BEETHOVEN 200 YEARS AGO TODAY: Thursday, April 22, 1824

Pietro Mechetti advertises two new works for pianoforte by Beethoven’s former pupil, Carl Czerny, in today’s Wiener Zeitung at 396. The first is the set of Concert Variations for four hands, including a Rondo de Chasse [Hunting Rondo], on the popular March from the ballet Barbe Bleu [Bluebeard], Czerny’s op.67. “The numerous friends of four-hand piano music will certainly not find this new and brilliant, yet not too difficult, composition to be unworthy of being placed alongside the other earlier works of the same author, which have been received so favorably.”

The second work is an Allegretto grazioso for piano solo on a popular quintet also from the ballet Bluebeard, Czerny’s op.69. “The publishing house offers this little work with the conviction that the tasteful yet artistic treatment of a popular theme can always be pleasing to the public. A beautiful motif has here been transformed into a Rondo. The delicate, expressive presentation will certainly not be ineffective.”

In neither case is the composer of the ballet noted, and none of the standard catalogues of Czerny’s works offers a hint either. The Barbe-Bleu ballet with music by Count Wenzel Roberto Gallenberg, and choreographed by Auguste Armand Vestris (1760-1842) is a probable candidate, since the Leipzig Allgemeine musikalische Zeitung of April 29 (Nr.18) at 282 confirms that notes that this ballet “by Vestris” was performed on March 13th, 1824, at the Kärntnertor Theater. The description there mentions that the material is similar to Grétry’s opera of the same name, but relocated to India. That ballet does after all contain a march in Act I, and Act IV opens with a scene of hunters, which matches the description of op.67 (for which we have been unable to locate a score). Count Gallenberg was the head of the administration committee of the Kärntnertor Theater in Vienna while it was being operated by Domenico Barbaja in the 1820s, where the ballet was performed several times in the spring of 1824, and he was also in charge of the musical archives there, so he would have been well known to Czerny.
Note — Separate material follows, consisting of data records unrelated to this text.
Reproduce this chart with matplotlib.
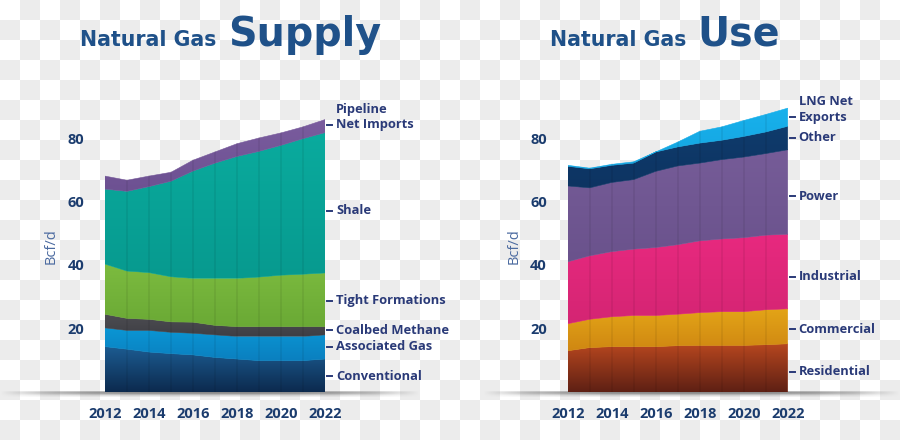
import numpy as np
import matplotlib
matplotlib.use("Agg")
import matplotlib.pyplot as plt
from matplotlib.colors import LinearSegmentedColormap
from matplotlib.patches import Polygon

plt.rcParams['font.family'] = ['Open Sans', 'DejaVu Sans']

# --- data (Bcf/d) ---
years = list(range(2012, 2023))

conventional = [14.3, 13.5, 12.6, 12.1, 11.7, 10.9, 10.4, 9.9, 9.9, 9.9, 10.4]
associated = [5.9, 5.9, 6.8, 6.7, 6.8, 7.1, 7.1, 7.6, 7.6, 7.6, 7.6]
coalbed = [4.3, 3.8, 3.5, 3.3, 3.5, 3.0, 3.1, 3.1, 3.1, 3.1, 2.6]
tight = [15.8, 14.9, 14.7, 14.2, 13.8, 14.8, 15.2, 15.6, 16.2, 16.5, 16.9]
shale = [23.6, 25.1, 27.1, 30.1, 33.8, 36.3, 38.4, 39.6, 40.9, 42.7, 44.2]
pipeline = [4.1, 3.5, 3.3, 2.8, 3.4, 3.5, 4.0, 4.2, 3.9, 3.7, 4.1]

residential = [13.0, 14.0, 14.3, 14.3, 14.3, 14.6, 14.7, 14.7, 14.7, 14.9, 15.2]
commercial = [8.5, 8.9, 9.4, 9.8, 9.8, 9.9, 10.3, 10.6, 10.6, 11.0, 11.0]
industrial = [19.5, 20.0, 20.5, 20.9, 21.4, 21.9, 22.6, 22.9, 23.3, 23.5, 23.5]
power = [23.9, 21.4, 21.8, 21.9, 24.0, 24.8, 24.5, 25.0, 25.4, 25.7, 26.6]
other = [6.2, 6.0, 5.4, 5.2, 6.1, 6.0, 6.3, 6.1, 6.5, 6.8, 7.4]
lng = [0.3, 0.2, 0.3, 0.4, 0.0, 1.5, 3.7, 4.2, 5.0, 5.5, 5.7]

supply_labels = ["Conventional", "Associated Gas", "Coalbed Methane",
                 "Tight Formations", "Shale", "Net Imports"]
supply_label_y = [5.0, 14.3, 19.5, 28.7, 57.1, 84.1]
use_labels = ["Residential", "Commercial", "Industrial", "Power", "Other", "Exports"]
use_label_y = [6.4, 19.7, 36.3, 61.7, 80.1, 86.5]

# colours: (top, bottom) of each layer
supply_colors = [("#1c5c92", "#0c2a4e"), ("#0b96d4", "#0a7fbf"), ("#4d4d52", "#3f3f45"),
                 ("#7cbb3f", "#6aa935"), ("#0aab9e", "#079a8f"), ("#7a5c9e", "#6d5192")]
use_colors = [("#b8471f", "#5e2014"), ("#e3a417", "#cf8712"), ("#e8297f", "#d42573"),
              ("#765c98", "#6a528c"), ("#0f3b6c", "#0d3462"), ("#18b1ec", "#14a4e0")]

navy = "#1b3c6e"
label_col = "#2a3a78"
title_col = "#1f5189"

fig = plt.figure(figsize=(9, 4.4), dpi=100)

# checkerboard background
bg = fig.add_axes([0, 0, 1, 1], zorder=-10)
nx, ny = 45, 22
chk = (np.add.outer(np.arange(ny), np.arange(nx)) % 2).astype(float)
bg.imshow(chk, cmap=LinearSegmentedColormap.from_list("c", ["#ffffff", "#ececec"]),
          extent=[0, 900, 440, 0], interpolation="nearest", aspect="auto")
# floor shadows
for x0, x1 in [(0, 420), (483, 900)]:
    w = int(x1 - x0)
    prof = np.clip(1 - np.abs(np.linspace(-1, 1, w)) ** 3, 0, 1)
    vert = np.array([0.55, 0.9, 0.6, 0.3, 0.12])
    rgba = np.zeros((len(vert), w, 4))
    rgba[..., :3] = 0.45
    rgba[..., 3] = np.outer(vert, prof)
    bg.imshow(rgba, extent=[x0, x1, 397, 391], aspect="auto", interpolation="bilinear")
bg.set_xlim(0, 900)
bg.set_ylim(440, 0)
bg.axis("off")

px = 220 / 10.0       # pixels per year
py = 3.175            # pixels per Bcf/d
ymax = 92


def draw_panel(left, layers, colors, labels, label_y, top_line, ylab_x):
    ax = fig.add_axes([left / 900, 48 / 440, 220 / 900, ymax * py / 440])
    ax.patch.set_alpha(0)
    x = np.array(years, dtype=float)
    base = np.zeros(len(years))
    for vals, (ctop, cbot) in zip(layers, colors):
        upper = base + np.array(vals)
        verts = np.vstack([np.column_stack([x, upper]), np.column_stack([x[::-1], base[::-1]])])
        patch = Polygon(verts, closed=True, facecolor="none", edgecolor=ctop, linewidth=0.4, zorder=2)
        ax.add_patch(patch)
        grad = np.linspace(0, 1, 256).reshape(-1, 1)
        cm = LinearSegmentedColormap.from_list("g", [cbot, ctop])
        im = ax.imshow(grad, extent=[years[0], years[-1], base.min(), upper.max() + 0.01],
                       origin="lower", aspect="auto", cmap=cm, zorder=2)
        im.set_clip_path(patch)
        base = upper
    total = base
    for yr, t in zip(years[1:-1], total[1:-1]):
        ax.plot([yr, yr], [0, t], color="black", alpha=0.07, linewidth=1.2, zorder=3)
    ax.set_xlim(years[0], years[-1])
    ax.set_ylim(0, ymax)
    for s in ax.spines.values():
        s.set_visible(False)
    ax.set_yticks([20, 40, 60, 80])
    ax.set_xticks(years[::2])
    ax.tick_params(length=0, labelsize=10.5, labelcolor=navy)
    ax.tick_params(axis="y", pad=15)
    ax.tick_params(axis="x", pad=11)
    for lab in ax.get_xticklabels() + ax.get_yticklabels():
        lab.set_fontweight("bold")
    ax.text(ylab_x, 0.5, "Bcf/d", transform=ax.transAxes, rotation=90, ha="center", va="center",
            fontsize=10.5, color="#4b6aa0")
    # right-hand series labels
    for lab, y in zip(labels, label_y):
        ax.plot([years[-1] + 2 / px, years[-1] + 7 / px], [y, y], color=label_col,
                linewidth=1.4, clip_on=False)
        ax.text(years[-1] + 11 / px, y, lab, ha="left", va="center", fontsize=9.3,
                fontweight="bold", color=label_col, clip_on=False)
    ax.text(years[-1] + 11 / px, label_y[-1] + 15.5 / py, top_line, ha="left", va="center",
            fontsize=9.3, fontweight="bold", color=label_col, clip_on=False)
    return ax


draw_panel(105, [conventional, associated, coalbed, tight, shale, pipeline], supply_colors,
           supply_labels, supply_label_y, "Pipeline", -0.245)
draw_panel(567.7, [residential, commercial, industrial, power, other, lng], use_colors,
           use_labels, use_label_y, "LNG Net", -0.245)

# titles
tfont = "DejaVu Sans"
fig.text(80 / 900, 1 - 46 / 440, "Natural Gas", fontsize=14.8, fontweight="bold",
         family=tfont, color=title_col, ha="left", va="baseline")
fig.text(228 / 900, 1 - 46 / 440, "Supply", fontsize=28.5, fontweight="bold",
         family=tfont, color=title_col, ha="left", va="baseline")
fig.text(550 / 900, 1 - 46 / 440, "Natural Gas", fontsize=14.8, fontweight="bold",
         family=tfont, color=title_col, ha="left", va="baseline")
fig.text(697 / 900, 1 - 46 / 440, "Use", fontsize=28.5, fontweight="bold",
         family=tfont, color=title_col, ha="left", va="baseline")

fig.savefig("out.png", dpi=100)
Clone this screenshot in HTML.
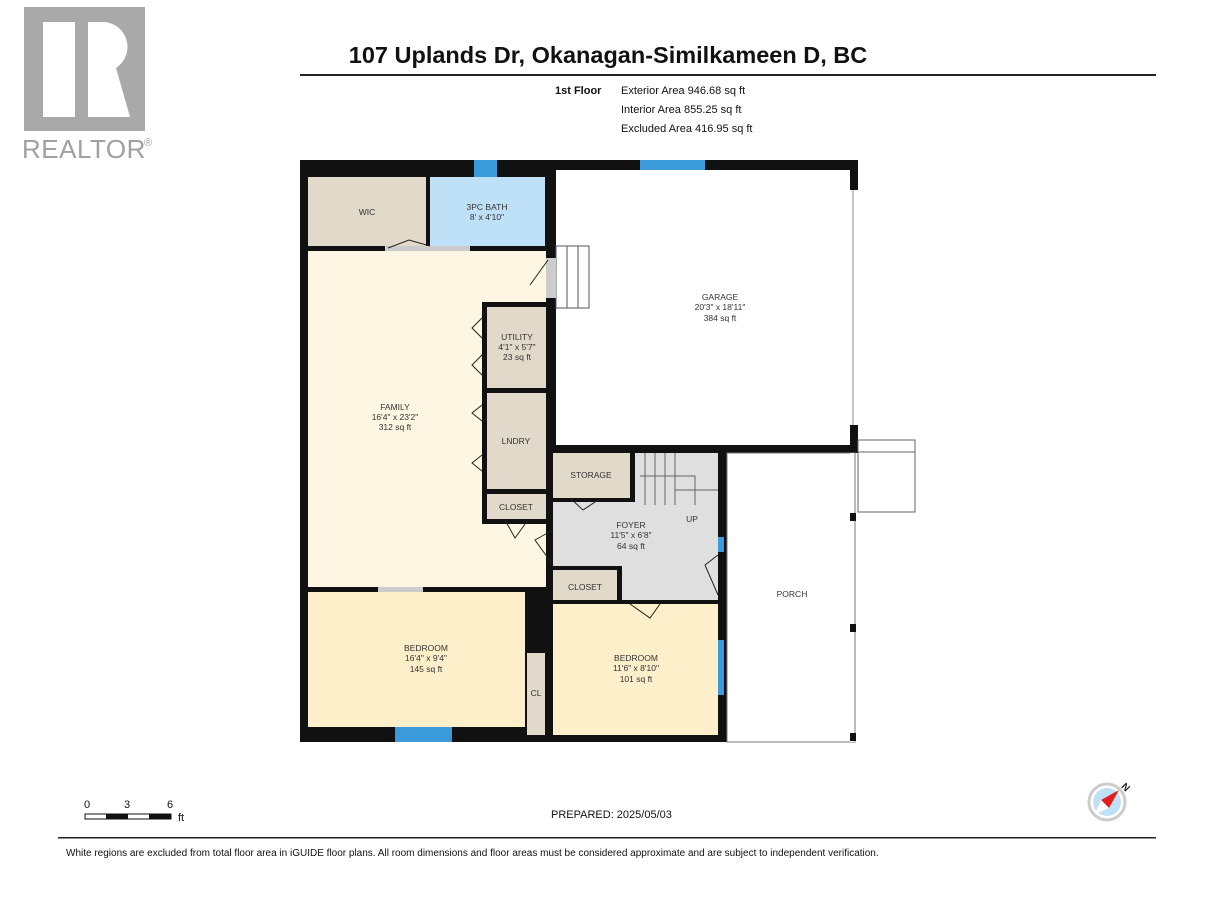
<!DOCTYPE html>
<html><head><meta charset="utf-8"><style>
body{margin:0;background:#fff;}
svg{display:block;font-family:"Liberation Sans",Arial,sans-serif;}
</style></head><body>
<svg width="1216" height="912" viewBox="0 0 1216 912" xmlns="http://www.w3.org/2000/svg">
<rect width="1216" height="912" fill="#fff"/>
<!-- logo -->
<rect x="24" y="7" width="121" height="124" fill="#a9a9a9"/>
<rect x="43" y="22" width="32" height="95" fill="#fff"/>
<path d="M88 22 H104 A25 25 0 0 1 116 68 L130 117 H88 Z" fill="#fff"/>
<text x="22" y="158" font-size="26" fill="#a0a0a0" letter-spacing="0.5">REALTOR</text>
<text x="144" y="146" font-size="11" fill="#a0a0a0">®</text>
<!-- header -->
<text x="608" y="63" font-size="23.5" font-weight="bold" text-anchor="middle" fill="#111">107 Uplands Dr, Okanagan-Similkameen D, BC</text>
<rect x="300" y="74" width="856" height="2" fill="#222"/>
<text x="555" y="94" font-size="11" font-weight="bold" fill="#111">1st Floor</text>
<text x="621" y="94" font-size="11" fill="#111">Exterior Area 946.68 sq ft</text>
<text x="621" y="113" font-size="11" fill="#111">Interior Area 855.25 sq ft</text>
<text x="621" y="132" font-size="11" fill="#111">Excluded Area 416.95 sq ft</text>
<!-- room fills -->
<rect x="300" y="160" width="558" height="582" fill="#111"/>
<rect x="308" y="177" width="118" height="69" fill="#e1d9c9"/>
<rect x="430" y="177" width="115" height="69" fill="#bfe1f8"/>
<rect x="556" y="170" width="294" height="275" fill="#fff"/>
<rect x="850" y="190" width="8" height="235" fill="#fff"/>
<line x1="853" y1="190" x2="853" y2="425" stroke="#888" stroke-width="1"/>
<rect x="308" y="251" width="238" height="336" fill="#fdf6e2"/>
<rect x="482" y="302" width="64" height="222" fill="#111"/>
<rect x="487" y="307" width="59" height="81" fill="#e1d9c9"/>
<rect x="487" y="393" width="59" height="96" fill="#e1d9c9"/>
<rect x="487" y="494" width="59" height="25" fill="#e1d9c9"/>
<rect x="308" y="592" width="217" height="135" fill="#fcefc9"/>
<rect x="527" y="653" width="18" height="82" fill="#e1d9c9"/>
<rect x="553" y="453" width="77" height="45" fill="#e1d9c9"/>
<rect x="553" y="502" width="165" height="98" fill="#dfdfdf"/>
<rect x="635" y="453" width="83" height="52" fill="#dfdfdf"/>
<rect x="553" y="566" width="69" height="34" fill="#111"/>
<rect x="553" y="570" width="64" height="30" fill="#e1d9c9"/>
<rect x="553" y="604" width="165" height="131" fill="#fcefc9"/>
<rect x="727" y="453" width="128" height="289" fill="#fff" stroke="#777" stroke-width="1"/>
<rect x="850" y="453" width="8" height="289" fill="#fff"/>
<line x1="855" y1="453" x2="855" y2="742" stroke="#777"/>
<rect x="850" y="513" width="6" height="8" fill="#111"/>
<rect x="850" y="624" width="6" height="8" fill="#111"/>
<rect x="850" y="733" width="6" height="8" fill="#111"/>
<!-- porch steps -->
<rect x="858" y="440" width="57" height="72" fill="#fff" stroke="#666"/>
<line x1="858" y1="452" x2="915" y2="452" stroke="#666"/>
<!-- garage stairs -->
<rect x="556" y="246" width="33" height="62" fill="#fff" stroke="#555"/>
<line x1="567" y1="246" x2="567" y2="308" stroke="#555"/><line x1="578" y1="246" x2="578" y2="308" stroke="#555"/>
<!-- foyer stairs -->
<g stroke="#666" fill="none"><line x1="645" y1="453" x2="645" y2="505"/><line x1="655" y1="453" x2="655" y2="505"/><line x1="665" y1="453" x2="665" y2="505"/><line x1="675" y1="453" x2="675" y2="505"/><line x1="675" y1="490" x2="718" y2="490"/><polyline points="640,476 695,476 695,505"/></g>
<!-- door openings -->
<rect x="385" y="246" width="85" height="5" fill="#ccc"/>
<rect x="378" y="587" width="45" height="5" fill="#ccc"/>
<rect x="546" y="258" width="10" height="40" fill="#ccc"/>
<g stroke="#222" fill="none" stroke-width="1"><polyline points="388,248 409,240 430,246"/><polyline points="530,285 548,260"/><polyline points="598,500 583,510 570,498"/><polyline points="505,520 515,538 528,520"/><polyline points="718,555 705,565 718,595"/><polyline points="630,604 650,618 660,604"/>
<polyline points="482,318 472,328 482,338"/><polyline points="482,355 472,365 482,375"/><polyline points="482,405 472,413 482,421"/><polyline points="482,455 472,463 482,471"/><polyline points="553,530 535,540 553,565"/></g>
<!-- windows -->
<g fill="#3b9ad9"><rect x="474" y="160" width="23" height="17"/><rect x="640" y="160" width="65" height="10"/><rect x="395" y="727" width="57" height="15"/><rect x="718" y="537" width="6" height="15"/><rect x="718" y="640" width="6" height="55"/></g>
<!-- labels -->
<g font-size="8.5" fill="#333" text-anchor="middle">
<text x="367" y="215">WIC</text>
<text x="487" y="210">3PC BATH</text><text x="487" y="220">8' x 4'10"</text>
<text x="720" y="300">GARAGE</text><text x="720" y="310">20'3" x 18'11"</text><text x="720" y="321">384 sq ft</text>
<text x="517" y="340">UTILITY</text><text x="517" y="350">4'1" x 5'7"</text><text x="517" y="360">23 sq ft</text>
<text x="395" y="410">FAMILY</text><text x="395" y="420">16'4" x 23'2"</text><text x="395" y="430">312 sq ft</text>
<text x="516" y="444">LNDRY</text>
<text x="516" y="510">CLOSET</text>
<text x="591" y="478">STORAGE</text>
<text x="631" y="528">FOYER</text><text x="631" y="538">11'5" x 6'8"</text><text x="631" y="549">64 sq ft</text>
<text x="692" y="522">UP</text>
<text x="585" y="590">CLOSET</text>
<text x="792" y="597">PORCH</text>
<text x="426" y="651">BEDROOM</text><text x="426" y="661">16'4" x 9'4"</text><text x="426" y="672">145 sq ft</text>
<text x="636" y="661">BEDROOM</text><text x="636" y="671">11'6" x 8'10"</text><text x="636" y="682">101 sq ft</text>
<text x="536" y="696">CL</text>
</g>
<!-- scale -->
<g font-size="11" fill="#111"><text x="84" y="808">0</text><text x="124" y="808">3</text><text x="167" y="808">6</text><text x="178" y="821">ft</text></g>
<rect x="85" y="814" width="86" height="5" fill="#fff" stroke="#111"/>
<rect x="106" y="814" width="22" height="5" fill="#111"/><rect x="149" y="814" width="22" height="5" fill="#111"/>
<text x="551" y="818" font-size="11" fill="#111">PREPARED: 2025/05/03</text>
<!-- compass -->
<circle cx="1107" cy="802" r="18" fill="#fff" stroke="#ccc" stroke-width="3"/>
<circle cx="1107" cy="802" r="14" fill="#bfe1f8"/>
<polygon points="1119,790 1109,808 1101,800" fill="#e02020"/>
<polygon points="1095,814 1109,808 1101,800" fill="#fff"/>
<text x="1122" y="790" font-size="10" font-weight="bold" fill="#222" transform="rotate(45 1125 787)">N</text>
<rect x="58" y="837" width="1098" height="1.5" fill="#222"/>
<text x="66" y="856" font-size="10" fill="#111">White regions are excluded from total floor area in iGUIDE floor plans. All room dimensions and floor areas must be considered approximate and are subject to independent verification.</text>
</svg>
</body></html>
We have examined a score of Gallenberg’s Barbe-Bleu used for a performance in Naples around 1820, however, and do not find an Allegretto grazioso corresponding to that which serves as the basis of Czerny’s op.69. It was not unusual in that era for pieces from other works to be reused and shuffled into operas and ballets at this time to fit particular performers (Rossini in particular was notorious for this practice). Indeed, the AMZ review mentions that the music is by “various masters,” (and Gallenberg is not so much as mentioned, so it is possible he merely compiled the ballet from preexisting works), so new numbers by others may have been imported, including this Allegretto grazioso. For that matter, Gallenberg himself wrote around 50 ballets so he certainly had ample material to mix and match as needed, or he might even have written a new number for the performances in Vienna. Because of this discrepancy, we cannot definitively state whether or not Gallenberg’s ballet Barbe-Bleu was the basis of Czerny’s op.67 and 69, but based on the timing of the performance alone, about six weeks before Czerny’s compositions were released, it seems at least likely. We have thus far been unable to identify any other reasonable candidates.

It should be noted also that Gallenberg has Beethoven connections, for the count in 1803 had married Julie (Giulietta) Guicciardi, who was once Beethoven’s piano student and object of his romantic interest, and to whom he dedicated the Moonlight Sonata, op.27/2. She was once a popular candidate for Beethoven’s Immortal Beloved as well. Beethoven had recently had an extended dispute with Count Gallenberg in his archivist position at the theater, since Beethoven wanted to make a copy of his opera Fidelio to send to Dresden for a performance, and Gallenberg refused to loan him the Kärntnertor’s score to do so.